What expenses do ABLE funds cover?

The money can be used to pay for qualified disability expenses, as defined by the IRS, including:

  • Education
  • Healthcare
  • Prevention and wellness
  • Housing
  • Transportation
  • Personal support services
  • Assistive technology
  • Employment training and support
  • Recreation activities that increase quality of life
  • Funeral and burial
  • Basic living
  • Legal fees

Participants can save and/or invest their ABLE account funds. Typically, funds can be accessed in multiple ways, such as by using a prepaid debit card, making online withdrawals, or requesting a paper check.

What are the tax benefits of ABLE accounts?

Contributions made to an ABLE account are not deductible for federal tax purposes. On the upside, distributions (including investment earnings) are tax free so long as the money withdrawn from the account is used for qualified disability expenses. And in some states, ABLE contributions are deductible for state income tax purposes.

What are the eligibility requirements?

You must have a qualifying disability that began before you turned age 26. So long as the disability started before your 26th birthday, you can open an ABLE account at any time.

Who can make contributions?

Any person (as defined by the IRS) can contribute to an ABLE account, including:

  • Individuals, such as the account holder, family members, and friends
  • Estate
  • Trust
  • Association
  • Partnership
  • Company
  • Corporation

What are the contribution limits?

Under IRS rules, annual contributions to an ABLE account cannot exceed the value of the annual gift tax exemption, which is $15,000 for 2020 and 2021.

Disabled employees who do not participate in their employer’s retirement savings plan can contribute an additional amount to their ABLE account. This additional amount cannot be more than the federal poverty level for a household of one.

Many states have established an ABLE account lifetime limit, which is the maximum amount that can go into an ABLE account over the course of a lifetime.
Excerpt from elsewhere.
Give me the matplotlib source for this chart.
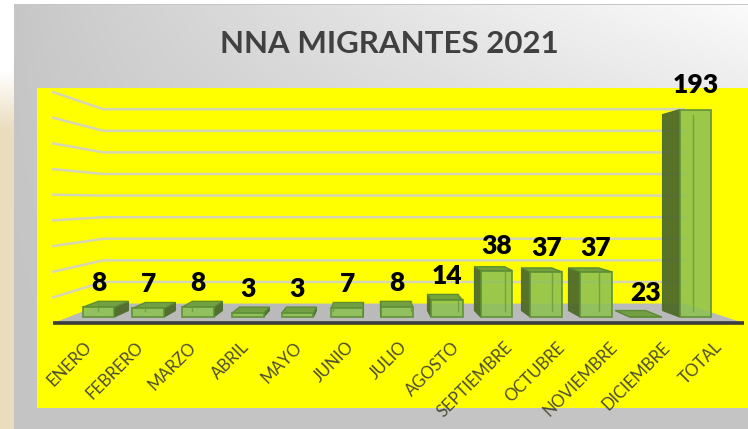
import numpy as np
import matplotlib
matplotlib.use("Agg")
import matplotlib.pyplot as plt
from matplotlib.patches import Polygon

# data
meses = ["ENERO", "FEBRERO", "MARZO", "ABRIL", "MAYO", "JUNIO", "JULIO",
         "AGOSTO", "SEPTIEMBRE", "OCTUBRE", "NOVIEMBRE", "DICIEMBRE", "TOTAL"]
valores = [8, 7, 8, 3, 3, 7, 8, 14, 38, 37, 37, 23, 193]
# bar heights as they are drawn in the chart (diciembre flat, total shorter)
alturas = [8, 7, 8, 3, 3, 7, 8, 14, 38, 37, 37, 0, 170]
grid_vals = [20, 40, 60, 80, 100, 120, 140, 160, 180]

W, H = 748, 429
plt.rcParams["font.family"] = ["Lato", "DejaVu Sans"]

fig = plt.figure(figsize=(W / 100, H / 100), dpi=100)

# background panel (gradient) + beige strip on the left
bg = fig.add_axes([0, 0, 1, 1])
bg.set_xlim(0, W)
bg.set_ylim(H, 0)
bg.axis("off")
yy, xx = np.mgrid[0:H, 0:W]
g = 196 + 56 * (xx / W) ** 0.8 * (1 - yy / H) ** 1.3
img = np.dstack([g, g, g]) / 255.0
beige = np.array([233, 221, 190]) / 255.0
t = np.clip((yy[:, :14] - 70) / 60.0, 0, 1)[..., None]
img[:, :14] = (1 - t) * 1.0 + t * beige
img[:4, :] = 1.0
img[4, 14:] = 0.78
bg.imshow(img, extent=(0, W, H, 0), interpolation="bilinear")

fig.text(389 / W, 1 - 44 / H, "NNA MIGRANTES 2021", ha="center", va="center",
         fontsize=22.5, fontweight="bold", color="#404040")

# plot area
ax = fig.add_axes([37 / W, (H - 408) / H, (W - 37) / W, (408 - 88) / H])
ax.set_facecolor("#ffff00")
for s in ax.spines.values():
    s.set_visible(False)
ax.set_xticks([])
ax.set_yticks([])

X0, DX, Y0, SY = 98.5, 49.75, 317, 1.22
ax.set_xlim((37 - X0) / DX, (W - X0) / DX)
ax.set_ylim((Y0 - 408) / SY, (Y0 - 88) / SY)

# vanishing point for the 3d look
iv = (369 - X0) / DX
vv = (Y0 - 200) / SY


def proj(i, v, k):
    return (i + k * (iv - i), v + k * (vv - v))


KF0, KF1, KB = -0.051, 0.115, 0.055
i0, i1 = -0.6, 12.6

# gridlines (back wall + left wall)
for v in grid_vals:
    pts = [proj(i0, v, KF0), proj(i0, v, KF1), proj(i1, v, KF1)]
    ax.plot([p[0] for p in pts], [p[1] for p in pts], color="#d6d6b6",
            lw=1.8, zorder=1)

# floor
floor = [proj(i0, 0, KF0), proj(i1, 0, KF0), proj(i1, 0, KF1), proj(i0, 0, KF1)]
ax.add_patch(Polygon(floor, closed=True, facecolor="#bababa", edgecolor="none", zorder=2))
fa, fb = proj(i0, 0, KF0), proj(i1, 0, KF0)
ax.plot([fa[0], fb[0]], [fa[1], fb[1]], color="#3c3c3c", lw=2.6, zorder=3,
        solid_capstyle="butt")

# bars
x = np.arange(len(meses))
BW = 0.64
for i, h in zip(x, alturas):
    l, r = i - BW / 2, i + BW / 2
    if i > iv:
        side = [(l, 0), (l, h), proj(l, h, KB), proj(l, 0, KB)]
        back = [proj(r, 0, KB), proj(r, h, KB)]
    else:
        side = [(r, 0), (r, h), proj(r, h, KB), proj(r, 0, KB)]
        back = [proj(l, 0, KB), proj(l, h, KB)]
    ax.add_patch(Polygon(side, closed=True, facecolor="#4f6a2b",
                         edgecolor="#4d6e2c", lw=0.8, alpha=0.95, zorder=4))
    if h < vv:
        top = [(l, h), (r, h), proj(r, h, KB), proj(l, h, KB)]
        ax.add_patch(Polygon(top, closed=True, facecolor="#6e9e3e",
                             edgecolor="#5a8a33", lw=1.0, alpha=0.95, zorder=4))
    ax.plot([back[0][0], back[1][0]], [back[0][1], back[1][1]],
            color="#6a9a3c", lw=1.0, alpha=0.8, zorder=6)

ax.bar(x, alturas, width=BW, color="#8dc153", edgecolor="#5e8f35",
       lw=1.3, alpha=0.88, zorder=5)

# value labels
for i, h, val in zip(x, alturas, valores):
    ax.annotate(str(val), (i, h), xytext=(0, 17.5), textcoords="offset points",
                ha="center", va="center", fontsize=19, fontweight="heavy",
                color="black", zorder=10)

# category labels
KL = -0.057
yl = (Y0 - 339) / SY
for i, m in zip(x, meses):
    xl = proj(i, 0, KL)[0]
    ax.text(xl, yl, m, rotation=45, ha="right", va="top", rotation_mode="anchor",
            fontsize=12, color="#4c4c34", zorder=10)

fig.savefig("out.png", dpi=100)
Per the ABLE National Resource Center (NRC), “State ABLE limits range from $235,000 to $529,000.”

Also, SSI recipients with ABLE accounts should know that their SSI payments will be suspended if their ABLE account balance exceeds the SSI resource limit.

Can employers offer ABLE accounts?

Yes. In fact, disability advocates highly encourage employers to offer ABLE accounts. According to the ABLE NRC’s website, “An ABLE account can be used to support employees’ ability and increase their productivity, which results in a diverse, valued and productive workforce.”

Employers interested in providing ABLE accounts as an employee benefit can start by reviewing the ABLE NRC’s Employer Toolkit.

What does the IRS’ new final rule for ABLE accounts mean?

In October 2020, the IRS released final regulations containing updated guidance on ABLE accounts. The regulations cover (among other things):

  • Qualified ABLE programs, including residency requirement and multi-state programs
  • Establishment of ABLE accounts, including eligibility, signature authority, and disability certification
  • Limit on the number of ABLE accounts an eligible person can have
  • ABLE contributions, distributions, and rollovers from qualified tuition plans
  • Qualified disability expenses
  • Gift and generation-skipping transfer tax consequences of ABLE contributions
  • Recordkeeping and reporting requirements

Observers say that although the final regulations are well-meaning and detailed, they will require further clarification.

How can individuals open an ABLE account?

Eligible individuals can open an ABLE account through the state ABLE program website. Additionally, the ABLE NRC offers a full roadmap to enrollment.